Everything is just weird without him. Without getting all gushy I almost
cried one night when I just missed him. So basically my life was not
farts and sunshine for a couple days. It's still kinda weird and kinda
hard but it's gotten easier. Anyways. But going
forward I know that I can do what I need to here. To answer your
question, maybe there is someone I'm supposed to find in Oslo and maybe
not. All I know is that the more I rely on the Lord the better I am. I
become better, and I know that as long as I do my best I don't have to
be perfect. I'm trying to muster all the faith in my being to make
something happen. ... We're the underdogs of the mission. The two
youngest missionaries in the mission running around Oslo. But it's been
fun. The more I have just relaxed and just wait for teaching
opportunities to arise for my companion and others they've always come.
And I have known what I needed to do. I will thank my own trainer for
the rest of my life though :) No one but him could have done what he did
for me.
All I can say is that the Lord has blessed me and
helped me to rise to the challenge. I can now understand swedish
perfectly, and almost any other dialect that people speak. I understand
old people, and have never before just kinda always known what to say. I
wouldn't say any of this has anything to do with me. Nor will it ever.
:) Hopefully I can get over the whole, needing to be compelled to be
humble thing. Anyways. Good times :) When it's hard, it's real.
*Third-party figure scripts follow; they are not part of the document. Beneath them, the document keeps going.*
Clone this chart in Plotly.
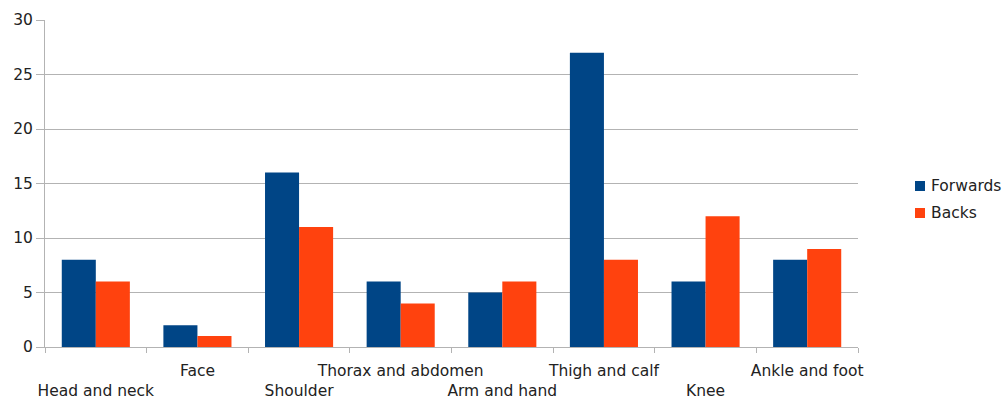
import plotly.graph_objects as go

# Injury counts by body region for forwards and backs
regions = ["Head and neck", "Face", "Shoulder", "Thorax and abdomen",
           "Arm and hand", "Thigh and calf", "Knee", "Ankle and foot"]
forwards = [8, 2, 16, 6, 5, 27, 6, 8]
backs = [6, 1, 11, 4, 6, 8, 12, 9]
y_ticks = [0, 5, 10, 15, 20, 25, 30]

series_names = ["Forwards", "Backs"]
series_colors = ["#004586", "#ff420e"]

# Alternate category labels between an upper and a lower row
tick_text = [r if i % 2 else " <br>" + r for i, r in enumerate(regions)]

FONT = "DejaVu Sans"
TEXT = "#222222"
W, H = 1006, 401
ML, MR, MT, MB = 45, 148, 20, 54
PW, PH = W - ML - MR, H - MT - MB

fig = go.Figure()
for name, vals, col in zip(series_names, [forwards, backs], series_colors):
    fig.add_bar(name=name, x=regions, y=vals, marker_color=col,
                marker_line_width=0, showlegend=False)

# Legend drawn as swatches + labels to the right of the plot area
def px_x(px):
    return (px - ML) / PW

def px_y(py):
    return (H - MB - py) / PH

for i, (name, col) in enumerate(zip(series_names, series_colors)):
    cy = 186 + 27 * i
    fig.add_shape(type="rect", xref="paper", yref="paper",
                  x0=px_x(915), x1=px_x(925), y0=px_y(cy + 5), y1=px_y(cy - 5),
                  fillcolor=col, line_width=0)
    fig.add_annotation(xref="paper", yref="paper", x=px_x(929), y=px_y(cy),
                       xanchor="left", yanchor="middle", showarrow=False,
                       text=name, font=dict(family=FONT, size=15.5, color=TEXT))

fig.update_layout(
    width=W, height=H,
    margin=dict(l=ML, r=MR, t=MT, b=MB),
    paper_bgcolor="white", plot_bgcolor="white",
    barmode="group", bargap=0.33, bargroupgap=0,
    font=dict(family=FONT, size=15.5, color=TEXT),
    showlegend=False,
)
fig.update_xaxes(
    type="category", tickmode="array", tickvals=regions, ticktext=tick_text,
    tickson="boundaries", ticks="outside", ticklen=5, tickcolor="#b3b3b3",
    ticklabelstandoff=9, automargin=False,
    showline=True, linecolor="#b3b3b3", linewidth=1, showgrid=False,
    tickangle=0,
)
fig.update_yaxes(
    range=[0, 30], tickmode="array", tickvals=y_ticks,
    ticks="outside", ticklen=8, tickcolor="#b3b3b3", automargin=False,
    showline=True, linecolor="#b3b3b3", linewidth=1,
    showgrid=True, gridcolor="#b3b3b3", gridwidth=1, zeroline=False,
)

fig.write_html("out.html")
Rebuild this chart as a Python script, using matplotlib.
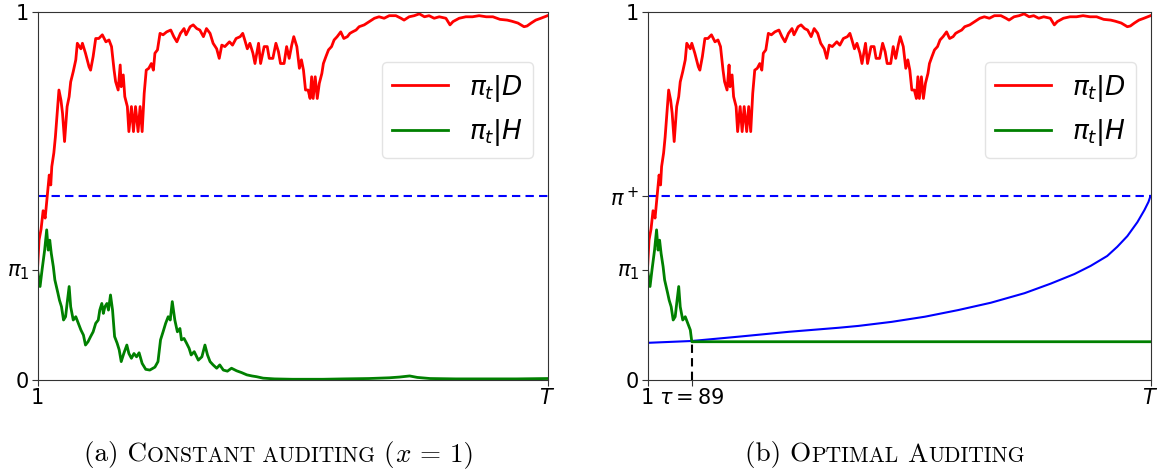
import matplotlib
matplotlib.use("Agg")
import matplotlib.pyplot as plt
import numpy as np
from matplotlib.offsetbox import TextArea, HPacker, AnnotationBbox

# values (t runs from 1 to T=1000)
T = 1000
tau = 89
pi_1 = 0.30
pi_plus = 0.50
tau_level = 0.104

red_t = [1, 4, 8, 12, 16, 20, 24, 27, 29, 33, 36, 40, 43, 47, 50, 54, 59, 63, 66, 71,
         76, 79, 86, 89, 95, 102, 105, 110, 115, 121, 128, 135, 141, 146, 151, 154, 159, 163, 165, 169,
         172, 177, 180, 185, 189, 193, 198, 202, 206, 210, 214, 219, 224, 228, 231, 236, 241, 247, 254, 262,
         268, 274, 281, 288, 292, 300, 306, 313, 319, 326, 332, 339, 345, 352, 357, 362, 368, 377, 383, 390,
         398, 403, 407, 412, 417, 423, 427, 434, 438, 445, 451, 455, 462, 468, 473, 477, 484, 489, 494, 499,
         503, 509, 514, 518, 522, 526, 531, 535, 538, 541, 545, 549, 553, 558, 561, 566, 571, 577, 582, 588,
         595, 601, 608, 613, 618, 625, 631, 641, 651, 661, 670, 680, 690, 703, 713, 719, 729, 739, 749, 759,
         768, 778, 788, 801, 809, 815, 827, 840, 853, 866, 880, 893, 907, 921, 930, 942, 954, 960, 968, 977,
         987, 1000]
red_v = [0.30, 0.38, 0.41, 0.46, 0.44, 0.50, 0.557, 0.53, 0.58, 0.617, 0.66, 0.733, 0.788, 0.76, 0.725, 0.648, 0.743, 0.77, 0.81, 0.838,
         0.87, 0.915, 0.90, 0.915, 0.888, 0.851, 0.842, 0.879, 0.928, 0.928, 0.938, 0.919, 0.924, 0.906, 0.842, 0.811, 0.788, 0.856, 0.797, 0.829,
         0.77, 0.743, 0.675, 0.743, 0.675, 0.743, 0.675, 0.743, 0.675, 0.779, 0.842, 0.847, 0.86, 0.842, 0.888, 0.897, 0.942, 0.938, 0.946, 0.951,
         0.933, 0.919, 0.942, 0.955, 0.938, 0.96, 0.965, 0.955, 0.951, 0.933, 0.955, 0.942, 0.915, 0.90, 0.874, 0.91, 0.906, 0.919, 0.91, 0.928,
         0.933, 0.942, 0.924, 0.90, 0.915, 0.888, 0.86, 0.915, 0.86, 0.906, 0.906, 0.874, 0.874, 0.915, 0.892, 0.86, 0.86, 0.906, 0.874, 0.91,
         0.933, 0.906, 0.847, 0.87, 0.842, 0.788, 0.788, 0.765, 0.824, 0.765, 0.824, 0.765, 0.806, 0.833, 0.86, 0.879, 0.897, 0.906, 0.924, 0.933,
         0.946, 0.928, 0.933, 0.942, 0.946, 0.951, 0.96, 0.965, 0.974, 0.983, 0.987, 0.983, 0.99, 0.99, 0.983, 0.978, 0.987, 0.99, 0.995, 0.987,
         0.99, 0.983, 0.987, 0.983, 0.965, 0.974, 0.983, 0.987, 0.987, 0.99, 0.987, 0.987, 0.98, 0.978, 0.975, 0.97, 0.96, 0.962, 0.97, 0.978,
         0.983, 0.99]

green_t = [1, 6, 10, 15, 19, 22, 25, 28, 32, 35, 38, 41, 44, 48, 52, 56, 59, 63, 66, 71,
           76, 81, 86, 91, 95, 100, 105, 110, 115, 120, 123, 127, 130, 133, 137, 140, 144, 148, 152, 157,
           161, 165, 170, 176, 180, 185, 190, 195, 200, 206, 213, 221, 231, 237, 242, 247, 252, 257, 261, 265,
           270, 275, 280, 283, 288, 293, 298, 302, 308, 316, 323, 329, 334, 339, 345, 352, 358, 365, 373, 381,
           391, 401, 411, 421, 430, 443, 465, 500, 560, 600, 650, 690, 710, 730, 745, 770, 820, 880, 940, 1000]
green_v = [0.30, 0.254, 0.30, 0.353, 0.408, 0.353, 0.38, 0.344, 0.308, 0.272, 0.254, 0.236, 0.217, 0.199, 0.163, 0.172, 0.208, 0.254, 0.199, 0.163,
           0.172, 0.154, 0.136, 0.122, 0.095, 0.104, 0.118, 0.131, 0.154, 0.163, 0.19, 0.208, 0.181, 0.199, 0.208, 0.19, 0.231, 0.19, 0.118, 0.10,
           0.082, 0.05, 0.072, 0.095, 0.072, 0.059, 0.072, 0.063, 0.074, 0.045, 0.029, 0.027, 0.035, 0.05, 0.109, 0.131, 0.154, 0.172, 0.163, 0.213,
           0.163, 0.131, 0.14, 0.109, 0.113, 0.10, 0.086, 0.068, 0.077, 0.054, 0.063, 0.095, 0.068, 0.05, 0.041, 0.032, 0.041, 0.027, 0.024, 0.032,
           0.025, 0.02, 0.014, 0.011, 0.009, 0.005, 0.003, 0.002, 0.002, 0.003, 0.004, 0.006, 0.008, 0.011, 0.007, 0.004, 0.003, 0.003, 0.003, 0.004]

# threshold curve of the optimal policy
thr_t = [1, 89, 184, 282, 381, 420, 486, 552, 618, 683, 750, 802, 849, 881, 914, 934, 954, 974, 988, 996, 1000]
thr_v = [0.101, 0.106, 0.118, 0.131, 0.142, 0.147, 0.158, 0.172, 0.19, 0.21, 0.236, 0.262, 0.288, 0.31, 0.337, 0.362, 0.391, 0.429, 0.462, 0.484, 0.50]

plt.rcParams['mathtext.fontset'] = 'dejavusans'
fig = plt.figure(figsize=(11.59, 4.70), dpi=100)
W, H = 1159.0, 470.0
ax1 = fig.add_axes([37.5 / W, 90 / H, 510 / W, 368 / H])
ax2 = fig.add_axes([647.5 / W, 90 / H, 503 / W, 368 / H])

# panel (b) green stops at tau
gb_t = [t for t in green_t if t <= 86] + [tau, T]
gb_v = green_v[:len(gb_t) - 2] + [tau_level, tau_level]

for ax in (ax1, ax2):
    ax.axhline(pi_plus, color='blue', ls='--', lw=1.5, dashes=(4, 2.5))
    ax.plot(red_t, red_v, color='red', lw=2, label=r'$\pi_t|D$')
ax1.plot(green_t, green_v, color='green', lw=2, label=r'$\pi_t|H$')
ax2.plot(thr_t, thr_v, color='blue', lw=1.5)
ax2.plot(gb_t, gb_v, color='green', lw=2, label=r'$\pi_t|H$')
ax2.plot([tau, tau], [0, tau_level], color='black', ls='--', lw=1.5, dashes=(4, 2.5))

for ax in (ax1, ax2):
    ax.set_xlim(1, T)
    ax.set_ylim(0, 1)
    for s in ax.spines.values():
        s.set_color('#333333')
    ax.tick_params(labelsize=15, length=4, color='#333333', pad=2)
    ax.legend(loc='upper right', bbox_to_anchor=(0.972, 0.864), borderaxespad=0,
              fontsize=19, handlelength=2.1, framealpha=0.8, edgecolor='#dddddd')

ax1.set_xticks([1, T])
ax1.set_xticklabels(['1', '$T$'])
ax1.set_yticks([0, pi_1, 1])
ax1.set_yticklabels(['0', r'$\pi_1$', '1'])
ax2.set_xticks([1, tau, T])
ax2.set_xticklabels(['1', r'$\tau = 89$', '$T$'])
ax2.set_yticks([0, pi_1, pi_plus, 1])
ax2.set_yticklabels(['0', r'$\pi_1$', r'$\pi^+$', '1'])


def caption(parts, x, y):
    boxes = [TextArea(s, textprops=dict(fontsize=sz, fontfamily='cmr10', math_fontfamily='cm'))
             for s, sz in parts]
    pack = HPacker(children=boxes, align='baseline', pad=0, sep=0)
    ab = AnnotationBbox(pack, (x, y), xycoords='figure pixels', frameon=False,
                        box_alignment=(0.5, 0.5))
    fig.add_artist(ab)


big, small = 19.5, 15.5
caption([('(a) C', big), ('ONSTANT AUDITING', small), (' (', big), ('$x$', big), (' = 1)', big)], 279, 15)
caption([('(b) O', big), ('PTIMAL', small), (' A', big), ('UDITING', small)], 885, 15)

fig.savefig('out.png', dpi=100)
On a more personal note: Grandpa really meant a lot
to me, but I am happy for him. Him and Delilah are together again, and I
think he is much happier now. His trial in life is finally over, and he
has gone to rest in the paradise of his God. I hope I can continue to
learn the importance of what this actually means, and nothing is sweeter
that an increased understanding of the Savior and what He has truly
done for every single person individually.
I hope I can hold onto who I am and everything I've
learned. And that I don't get weird! Anderson kept me not weird... ok
that's a lie. It's impossible to not be wierd. :) I love you all so
much!
I pray for all of you, and I need your prayers. I'm getting hammered out here :) But I love it!